The paper presents a reinforcement learning framework for efficiently synthesizing quantum circuits that produce target quantum states from a fixed initial state. The key idea is to use tabular Q-learning over a discretized subset of the quantum state space, called the "SWEET" set, along with a hybrid reward function. This hybrid reward combines a static, domain-informed reward that guides the agent toward the target state, and dynamic penalties that discourage inefficient circuit structures.
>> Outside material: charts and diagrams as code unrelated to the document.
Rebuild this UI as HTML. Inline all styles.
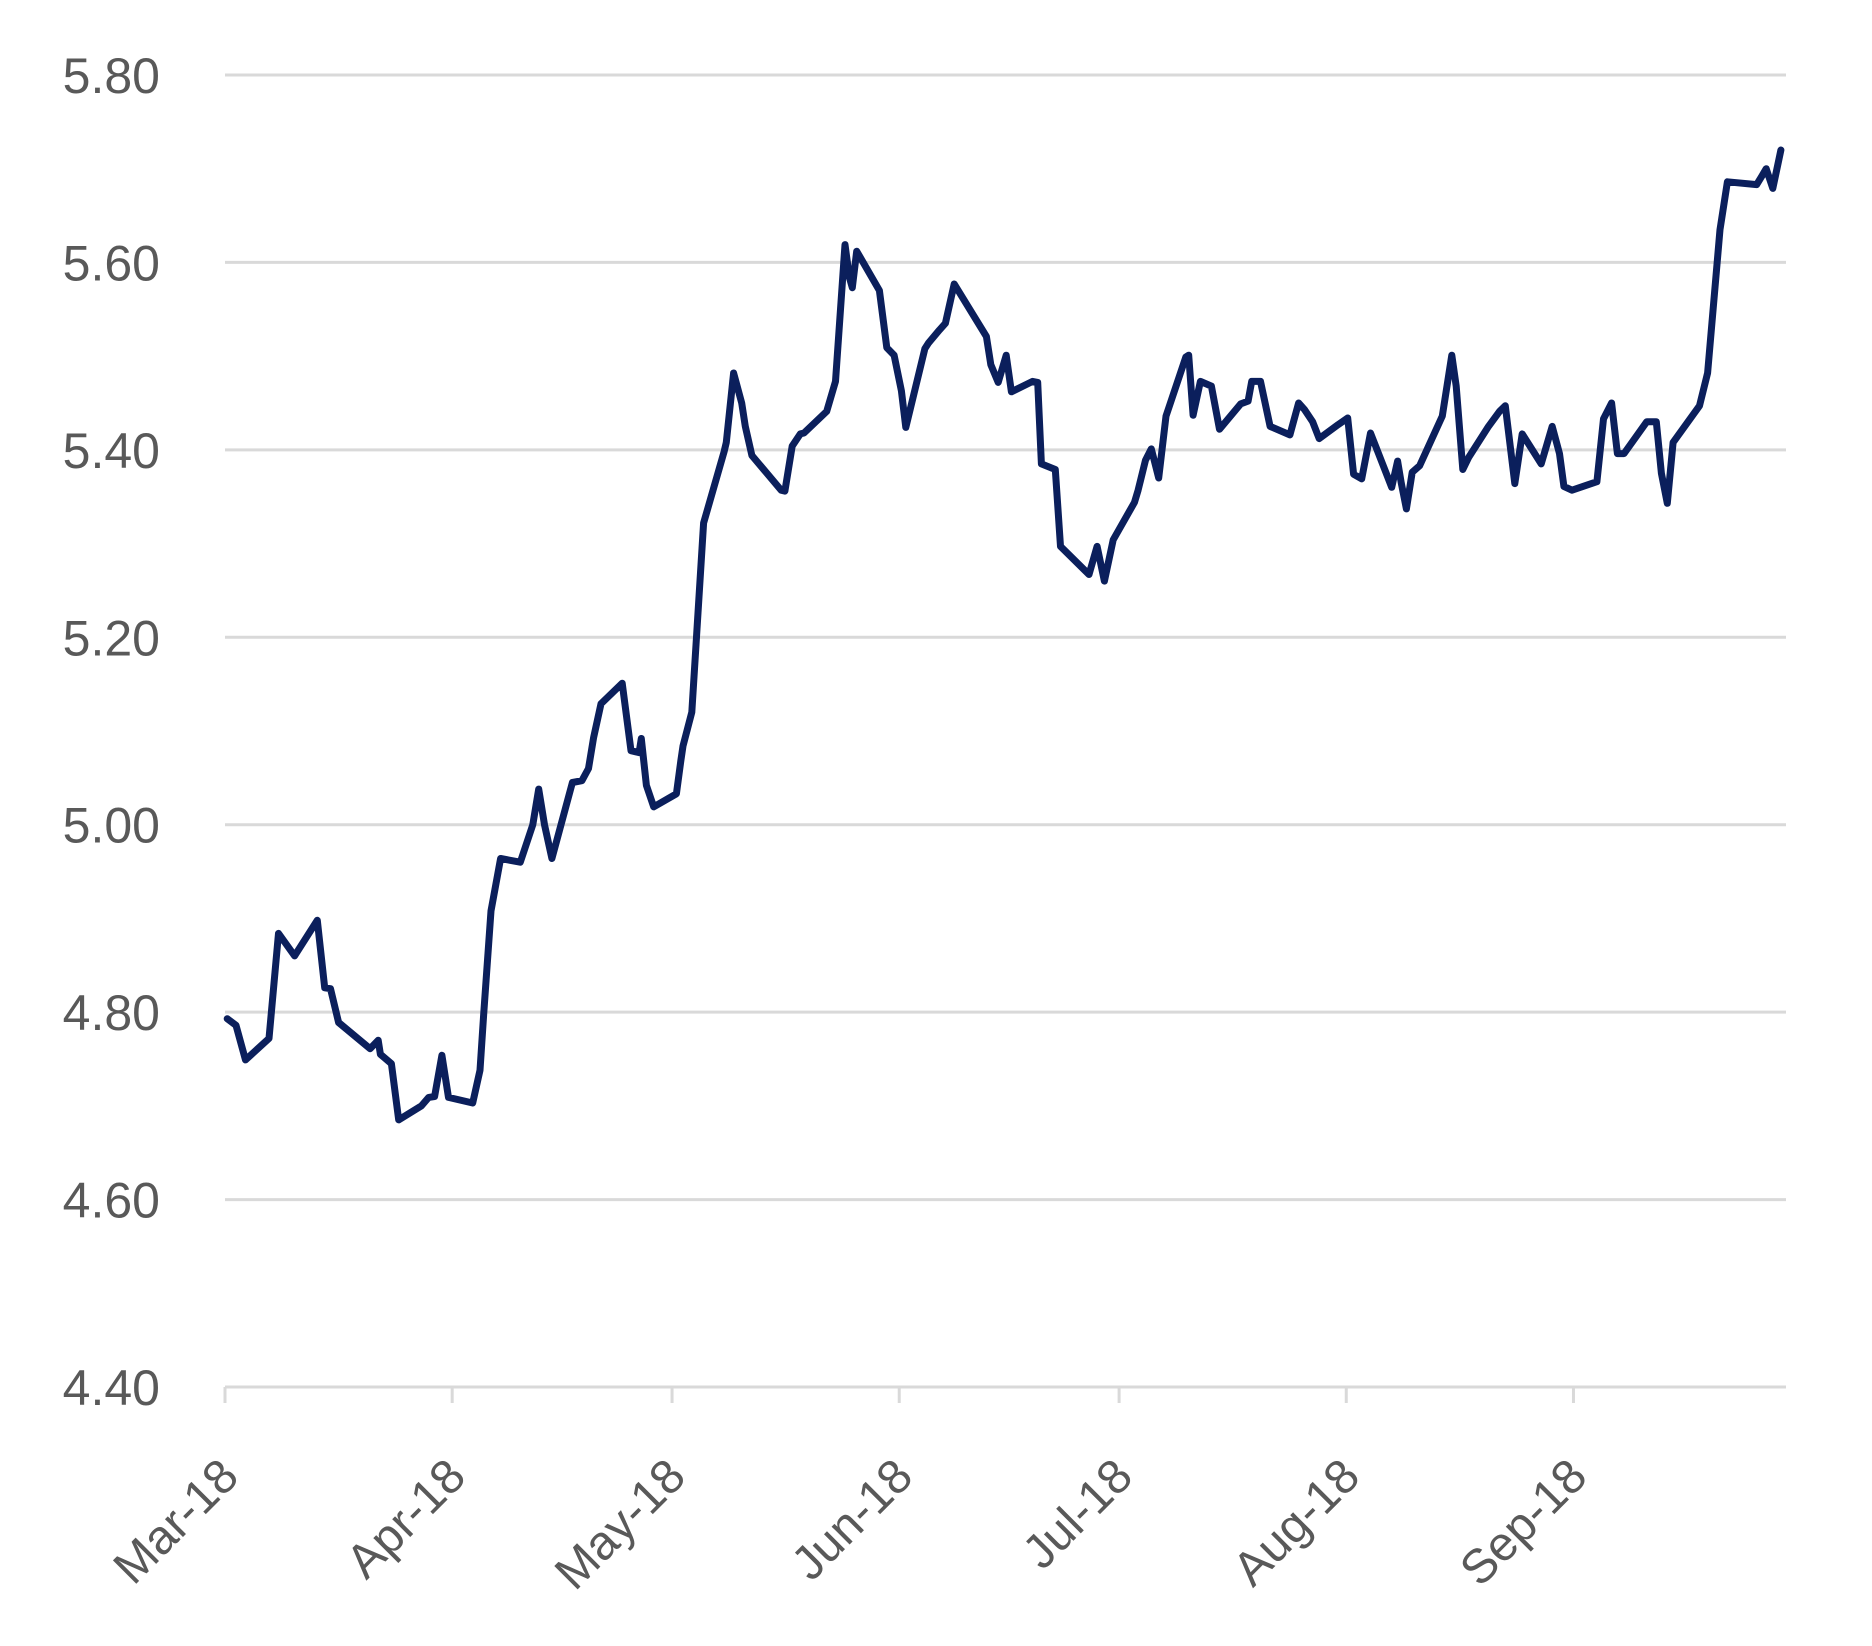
<!DOCTYPE html>
<html><head><meta charset="utf-8"><style>
html,body{margin:0;padding:0;background:#fff;}
svg{display:block;font-family:"Liberation Sans",sans-serif;}
</style></head><body>
<svg id="chart" width="1872" height="1646" viewBox="0 0 1872 1646" xmlns="http://www.w3.org/2000/svg">
<g id="grid"></g>
<g id="yaxis"></g>
<g id="xaxis"></g>
<g id="series"></g>
</svg>
<script>
const yTicks=[4.40,4.60,4.80,5.00,5.20,5.40,5.60,5.80];
const monthLabels=["Mar-18","Apr-18","May-18","Jun-18","Jul-18","Aug-18","Sep-18"];
const monthDays=[0,31,61,92,122,153,184];
const days=[0.3,1.5,2.8,6.0,6.7,7.3,9.5,12.6,13.6,14.4,15.5,19.8,20.9,21.2,22.7,23.7,26.8,27.8,28.6,29.6,30.5,33.8,34.8,35.3,36.3,37.6,40.3,42.0,42.8,43.6,44.6,47.4,48.7,49.6,50.3,51.3,54.2,55.4,56.5,56.8,57.5,58.5,61.6,62.2,62.5,63.7,65.3,68.1,68.4,69.4,70.5,71.0,71.9,75.9,76.4,77.4,78.5,79.0,82.1,83.3,84.6,85.2,85.6,86.2,89.3,90.3,91.3,92.3,92.9,95.5,96.0,97.5,98.3,99.5,99.9,103.9,104.5,105.5,106.6,107.3,110.2,110.9,111.4,113.3,114.0,117.9,119.0,120.0,121.2,124.1,124.6,125.6,126.4,127.4,128.4,131.1,131.5,132.1,133.1,134.6,135.7,138.6,139.6,140.1,141.3,142.6,145.3,146.5,147.3,148.4,149.3,151.9,153.2,154.0,155.1,156.3,158.2,159.2,160.0,160.5,161.2,162.0,163.0,166.1,167.4,168.0,168.9,169.7,172.4,173.9,174.7,176.0,177.0,179.6,181.1,182.1,182.7,183.8,187.2,188.1,189.2,190.0,190.9,194.0,195.3,196.0,196.8,197.6,201.2,202.3,204.0,205.0,209.0,209.7,210.3,211.2,212.3];
const values=[4.793,4.786,4.749,4.772,4.832,4.884,4.860,4.898,4.826,4.825,4.789,4.761,4.770,4.755,4.745,4.685,4.700,4.709,4.710,4.754,4.709,4.703,4.738,4.798,4.908,4.964,4.960,5.000,5.038,5.000,4.964,5.045,5.047,5.060,5.093,5.129,5.151,5.079,5.077,5.092,5.042,5.019,5.033,5.068,5.084,5.120,5.322,5.398,5.408,5.482,5.450,5.425,5.394,5.357,5.356,5.404,5.417,5.418,5.441,5.473,5.619,5.584,5.573,5.612,5.570,5.509,5.501,5.463,5.424,5.508,5.514,5.528,5.535,5.577,5.572,5.521,5.491,5.472,5.501,5.462,5.473,5.472,5.385,5.379,5.297,5.267,5.297,5.260,5.304,5.344,5.357,5.389,5.401,5.370,5.436,5.499,5.501,5.437,5.473,5.468,5.422,5.449,5.452,5.473,5.473,5.425,5.416,5.450,5.443,5.430,5.412,5.427,5.434,5.374,5.369,5.418,5.380,5.360,5.388,5.365,5.337,5.376,5.383,5.436,5.501,5.468,5.379,5.392,5.425,5.441,5.447,5.364,5.417,5.385,5.425,5.396,5.361,5.357,5.366,5.433,5.450,5.396,5.396,5.430,5.430,5.375,5.343,5.408,5.447,5.482,5.635,5.686,5.683,5.692,5.700,5.679,5.720];

const NS="http://www.w3.org/2000/svg";
const X0=225,X1=1786,Y0=1387,Y1=75,DMAX=213,VMIN=4.40,VMAX=5.80;
function xs(d){return X0+(d/DMAX)*(X1-X0);}
function ys(v){return Y0-(v-VMIN)/(VMAX-VMIN)*(Y0-Y1);}
function mk(tag,attrs,parent){const e=document.createElementNS(NS,tag);for(const k in attrs)e.setAttribute(k,attrs[k]);parent.appendChild(e);return e;}

const grid=document.getElementById('grid'),yax=document.getElementById('yaxis'),xax=document.getElementById('xaxis'),ser=document.getElementById('series');
yTicks.forEach(v=>{
  const l=mk('line',{x1:X0,x2:X1,y1:ys(v),y2:ys(v),stroke:'#d9d9d9','stroke-width':3},grid);
  
  
  const t=mk('text',{x:160,y:ys(v)+18,'text-anchor':'end','font-size':50,fill:'#595959'},yax);
  t.textContent=v.toFixed(2);
  
  
});
monthDays.forEach((d,i)=>{
  const x=xs(d);
  const tk=mk('line',{x1:x,x2:x,y1:Y0,y2:Y0+16,stroke:'#d9d9d9','stroke-width':3},xax);
  
  
  const t=mk('text',{x:x+16,y:Y0+92,'text-anchor':'end','font-size':48,fill:'#595959',transform:`rotate(-45 ${x+16} ${Y0+92})`},xax);
  t.textContent=monthLabels[i];
  
  
});
const pts=days.map((d,i)=>xs(d).toFixed(1)+','+ys(values[i]).toFixed(1)).join(' ');
const pl=mk('polyline',{points:pts,fill:'none',stroke:'#0b1f5c','stroke-width':7,'stroke-linejoin':'round','stroke-linecap':'round'},ser);


</script>
</body></html>
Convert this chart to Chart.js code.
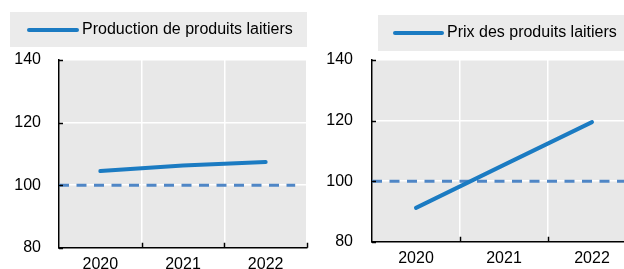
<!DOCTYPE html>
<html>
<head>
<meta charset="utf-8">
<script src="https://cdn.jsdelivr.net/npm/chart.js@4/dist/chart.umd.min.js"></script>
<style>
  html, body { margin: 0; padding: 0; background: #fff; overflow: hidden; }
  body { width: 624px; height: 269px; position: relative; }
  .panel { position: absolute; top: 0; height: 269px; overflow: hidden; }
</style>
</head>
<body>
<div class="panel" style="left:0;width:312px"><canvas id="prodChart" width="312" height="281"></canvas></div>
<div class="panel" style="left:312px;width:312px"><canvas id="priceChart" width="340" height="275"></canvas></div>
<script>
// Data
const years = ['2020', '2021', '2022'];
const production = [104.5, 106.3, 107.4];
const prices = [91.2, 105.4, 119.5];
const baseline = [100, 100];
const yTicks = [80, 100, 120, 140];

const blue = '#1b7bc2';
const dashBlue = '#4f86c6';
const plotBg = '#e8e8e8';
const legendBg = '#ebebeb';
const font = { family: '"Liberation Sans", Arial, sans-serif', size: 16 };

Chart.defaults.font = font;
Chart.defaults.color = '#000';

// grey plot background, boxed legend, inward ticks
const panelPlugin = {
    id: 'panel',
    beforeDraw(chart) {
        const ctx = chart.ctx;
        const a = chart.chartArea;
        const o = chart.options.plugins.panel;
        ctx.save();
        ctx.fillStyle = plotBg;
        ctx.fillRect(a.left, a.top, a.right - a.left, a.bottom - a.top);

        // legend
        const lg = o.legend;
        ctx.fillStyle = legendBg;
        ctx.fillRect(lg.x, lg.y, lg.w, lg.h);
        ctx.strokeStyle = blue;
        ctx.lineWidth = 4;
        ctx.lineCap = 'round';
        ctx.beginPath();
        ctx.moveTo(lg.lineX1, lg.lineY);
        ctx.lineTo(lg.lineX2, lg.lineY);
        ctx.stroke();
        ctx.fillStyle = '#000';
        ctx.font = font.size + 'px ' + font.family;
        ctx.textBaseline = 'middle';
        ctx.textAlign = 'left';
        ctx.fillText(chart.data.datasets[0].label, lg.textX, lg.lineY);
        ctx.restore();
    },
    afterDraw(chart) {
        const ctx = chart.ctx;
        const a = chart.chartArea;
        const y = chart.scales.y;
        ctx.save();
        ctx.strokeStyle = '#000';
        ctx.lineWidth = 1.5;
        ctx.beginPath();
        yTicks.forEach(v => {
            const py = Math.round(y.getPixelForValue(v)) + 0.5;
            ctx.moveTo(a.left, py);
            ctx.lineTo(a.left + 4, py);
        });
        const n = years.length;
        const step = (a.right - a.left) / n;
        for (let i = 1; i <= n; i++) {
            const px = Math.round(a.left + i * step) + 0.5;
            ctx.moveTo(px, a.bottom);
            ctx.lineTo(px, a.bottom - 5);
        }
        ctx.stroke();
        ctx.restore();
    }
};

function makeChart(id, label, values, cfg) {
    const ctx = document.getElementById(id).getContext('2d');
    return new Chart(ctx, {
        type: 'line',
        data: {
            labels: years,
            datasets: [{
                label: label,
                data: values,
                borderColor: blue,
                borderWidth: 4,
                borderCapStyle: 'round',
                pointRadius: 0,
                tension: 0,
                order: 0
            }, {
                label: 'base',
                data: baseline.map((v, i) => ({ x: i, y: v })),
                xAxisID: 'xRef',
                borderColor: dashBlue,
                borderWidth: 3,
                borderDash: [10, 7.5],
                pointRadius: 0,
                order: 1
            }]
        },
        options: {
            responsive: false,
            animation: false,
            layout: { padding: { top: 60, right: cfg.padRight, left: 0, bottom: 0 } },
            plugins: {
                legend: { display: false },
                tooltip: { enabled: false },
                panel: { legend: cfg.legend }
            },
            scales: {
                x: {
                    type: 'category',
                    offset: true,
                    grid: { color: '#fff', lineWidth: 1.5, offset: true, drawTicks: false },
                    border: { color: '#000', width: 1.5 },
                    ticks: { padding: 7, color: '#000', maxRotation: 0 }
                },
                xRef: {
                    type: 'linear',
                    display: false,
                    min: 0,
                    max: cfg.refMax
                },
                y: {
                    min: 80,
                    max: 140,
                    afterBuildTicks(scale) { scale.ticks = yTicks.map(v => ({ value: v })); },
                    grid: { color: '#fff', lineWidth: 1.5, drawTicks: false },
                    border: { color: '#000', width: 1.5 },
                    ticks: { padding: cfg.yPad, color: '#000' },
                    afterFit(scale) { scale.width = cfg.yWidth; }
                }
            }
        },
        plugins: [panelPlugin]
    });
}

makeChart('prodChart', 'Production de produits laitiers', production, {
    padRight: 5, yWidth: 59, yPad: 18, refMax: 1.05,
    legend: { x: 10, y: 12, w: 297, h: 35, lineX1: 29, lineX2: 77, lineY: 30, textX: 82 }
});

makeChart('priceChart', 'Prix des produits laitiers', prices, {
    padRight: 16, yWidth: 60, yPad: 19, refMax: 1,
    legend: { x: 66, y: 15, w: 274, h: 36, lineX1: 83, lineX2: 130, lineY: 33, textX: 135 }
});
</script>
</body>
</html>
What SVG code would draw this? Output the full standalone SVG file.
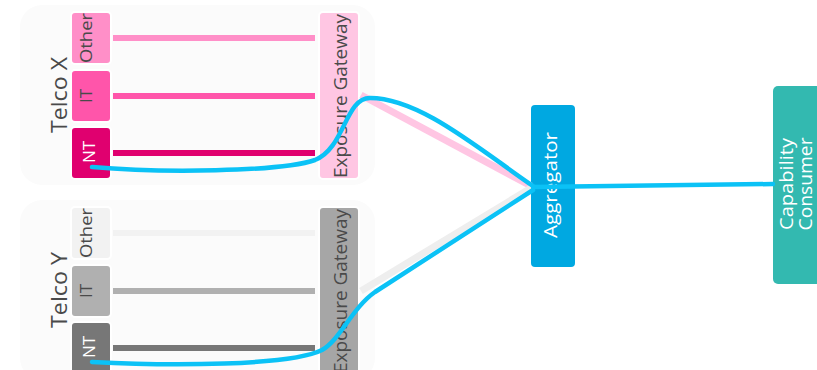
<svg xmlns="http://www.w3.org/2000/svg" width="817" height="370" viewBox="0 0 817 370">
<style>
  text { font-family: "Open Sans", "Noto Sans", "DejaVu Sans", sans-serif; text-anchor: middle; font-weight: 500; }
  .bg { fill: #fbfbfb; }
  .box { stroke: #ffffff; stroke-width: 2; }
  .dark { fill: #4a4a4a; }
  .white { fill: #ffffff; }
  .lane { stroke-width: 6; fill: none; }
  .flow { stroke: #0bc2f6; stroke-width: 4.5; fill: none; stroke-linecap: round; stroke-linejoin: round; }
  .faint { stroke-width: 7; fill: none; }
</style>
<rect width="817" height="370" fill="#ffffff"/>

<g id="telco-x">
  <rect class="bg" x="20" y="5" width="355" height="180" rx="22"/>
  <text class="dark" font-size="21" transform="translate(67,95) rotate(-90)" textLength="76" lengthAdjust="spacingAndGlyphs">Telco X</text>
</g>
<g id="telco-x-other">
  <rect class="box" x="71" y="12" width="40" height="52" rx="4" fill="#ff8fc8"/>
  <text class="dark" font-size="17" transform="translate(92,38) rotate(-90)" textLength="50" lengthAdjust="spacingAndGlyphs">Other</text>
</g>
<g id="telco-x-it">
  <rect class="box" x="71" y="70" width="40" height="52" rx="4" fill="#ff55aa"/>
  <text class="dark" font-size="17" transform="translate(92,96) rotate(-90)">IT</text>
</g>
<g id="telco-x-nt">
  <rect class="box" x="71" y="127" width="40" height="52" rx="4" fill="#e0006f"/>
  <text class="white" font-size="17" transform="translate(95,152) rotate(-90)">NT</text>
</g>
<g id="telco-x-gateway">
  <rect class="box" x="319" y="12" width="40" height="167" rx="4" fill="#ffc6e3"/>
  <text class="dark" font-size="18" transform="translate(347,96) rotate(-90)" textLength="164" lengthAdjust="spacingAndGlyphs">Exposure Gateway</text>
</g>

<g id="telco-y">
  <rect class="bg" x="20" y="200" width="355" height="180" rx="22"/>
  <text class="dark" font-size="21" transform="translate(67,290) rotate(-90)" textLength="76" lengthAdjust="spacingAndGlyphs">Telco Y</text>
</g>
<g id="telco-y-other">
  <rect class="box" x="71" y="207" width="40" height="52" rx="4" fill="#f2f2f2"/>
  <text class="dark" font-size="17" transform="translate(92,233) rotate(-90)" textLength="50" lengthAdjust="spacingAndGlyphs">Other</text>
</g>
<g id="telco-y-it">
  <rect class="box" x="71" y="265" width="40" height="52" rx="4" fill="#b0b0b0"/>
  <text class="dark" font-size="17" transform="translate(92,291) rotate(-90)">IT</text>
</g>
<g id="telco-y-nt">
  <rect class="box" x="71" y="322" width="40" height="52" rx="4" fill="#777777"/>
  <text class="white" font-size="17" transform="translate(95,347) rotate(-90)">NT</text>
</g>
<g id="telco-y-gateway">
  <rect class="box" x="319" y="207" width="40" height="167" rx="4" fill="#a6a6a6"/>
  <text class="dark" font-size="18" transform="translate(347,291) rotate(-90)" textLength="164" lengthAdjust="spacingAndGlyphs">Exposure Gateway</text>
</g>

<g id="aggregator">
  <rect x="531" y="105" width="44" height="162" rx="4" fill="#00a8e1"/>
  <text class="white" font-size="18" transform="translate(557,185) rotate(-90)" textLength="106" lengthAdjust="spacingAndGlyphs">Aggregator</text>
</g>

<g id="capability-consumer">
  <rect x="773" y="86" width="50" height="198" rx="5" fill="#33b9b0"/>
  <text class="white" font-size="18" transform="translate(793,184) rotate(-90)" textLength="92" lengthAdjust="spacingAndGlyphs">Capability</text>
  <text class="white" font-size="18" transform="translate(812,184) rotate(-90)" textLength="93" lengthAdjust="spacingAndGlyphs">Consumer</text>
</g>

<g id="connectors">
  <line class="lane" x1="113" y1="38" x2="315" y2="38" stroke="#ff8fc8"/>
  <line class="lane" x1="113" y1="96" x2="315" y2="96" stroke="#ff55aa"/>
  <line class="lane" x1="113" y1="153" x2="315" y2="153" stroke="#e0006f"/>
  <line class="lane" x1="113" y1="233" x2="315" y2="233" stroke="#f2f2f2"/>
  <line class="lane" x1="113" y1="291" x2="315" y2="291" stroke="#b0b0b0"/>
  <line class="lane" x1="113" y1="348" x2="315" y2="348" stroke="#777777"/>
  <line class="faint" x1="361" y1="95" x2="531" y2="186" stroke="#ffc6e3"/>
  <line class="faint" x1="361" y1="291" x2="531" y2="188" stroke="#eeeeee"/>
  <path class="flow" d="M92,167 C160,173 280,172 315,160 C345,148 345,98 370,98 C420,98 480,150 533,186"/>
  <path class="flow" d="M92,362 C170,366 290,366 322,350 C340,340 352,308 375,292 L533,190"/>
  <path class="flow" d="M533,187 L773,184"/>
</g>
</svg>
By leveraging sparse matrix representations and state-space discretization, the method enables practical navigation of the high-dimensional quantum environment, discovering minimal-depth, gate-optimal circuits for several benchmark tasks.

Deep Dive

Technical Deep Dive: Hybrid Reward-Driven Reinforcement Learning for Efficient Quantum Circuit Synthesis

Overview

The paper introduces a reinforcement learning (RL) framework for efficient synthesis of quantum circuits that generate specified target quantum states from a fixed initial state. The key aspects are:

  • Uses tabular Q-learning with action sequences over a discretized quantum state space, the "States With Equal-amplitude and Encoded-phase Terms" (SWEET) set.
  • Employs a hybrid reward mechanism, combining a static, domain-informed reward that guides the agent toward the target state, with customizable dynamic penalties that discourage inefficient circuit structures.
  • Leverages sparse matrix representations and state-space discretization to enable practical navigation of high-dimensional environments.

Methodology

  • Defines the SWEET state set, a finite subset of the full quantum Hilbert space, to enable compact state representation and efficient Q-learning.
  • Uses the universal gate set {H, CNOT, T, T†} to construct the quantum circuits.
  • Designs a hybrid reward function with:
    • Static reward: Layered "breadcrumb trail" toward the target state
    • Dynamic penalties: Discourage revisiting states, taking ineffective actions, and increasing circuit depth/T-gate count
  • Employs tabular Q-learning with ε-greedy exploration strategy to learn the optimal action sequences.

Results

  • Benchmarks on graph-state preparation tasks up to 7 qubits:
    • Discovers minimal-depth, gate-optimal circuits matching theoretical bounds.
    • For 4-qubit square graph, finds depth-2 circuit with 4 CZ gates.
    • For 7-qubit bipartite graph, finds depth-4 circuit with 10 CZ gates.
  • Extends the framework to universal gate set:
    • Produces 3-qubit circuits with 13-15 gates and depths 7-11.
    • Final state has 0.97 fidelity with the targeted SWEET state.

Limitations & Uncertainties

  • Restricted to SWEET states, unable to tune amplitudes of the target state.
  • Performance degrades for larger number of qubits due to the curse of dimensionality.
  • Mismatch between targeted SWEET state and final state produced by the universal gate set circuits.

Future Work

  • Extend the RL framework to deep Q-learning, leveraging structured representations to scale to larger systems.
  • Incorporate continuous parameter optimization to improve fidelity with target states beyond the SWEET set.
  • Analyze the dynamic penalty patterns to guide initialization for faster convergence on larger problems.
  • Explore applications beyond state preparation, such as discovering minimum-depth decompositions of quantum gates.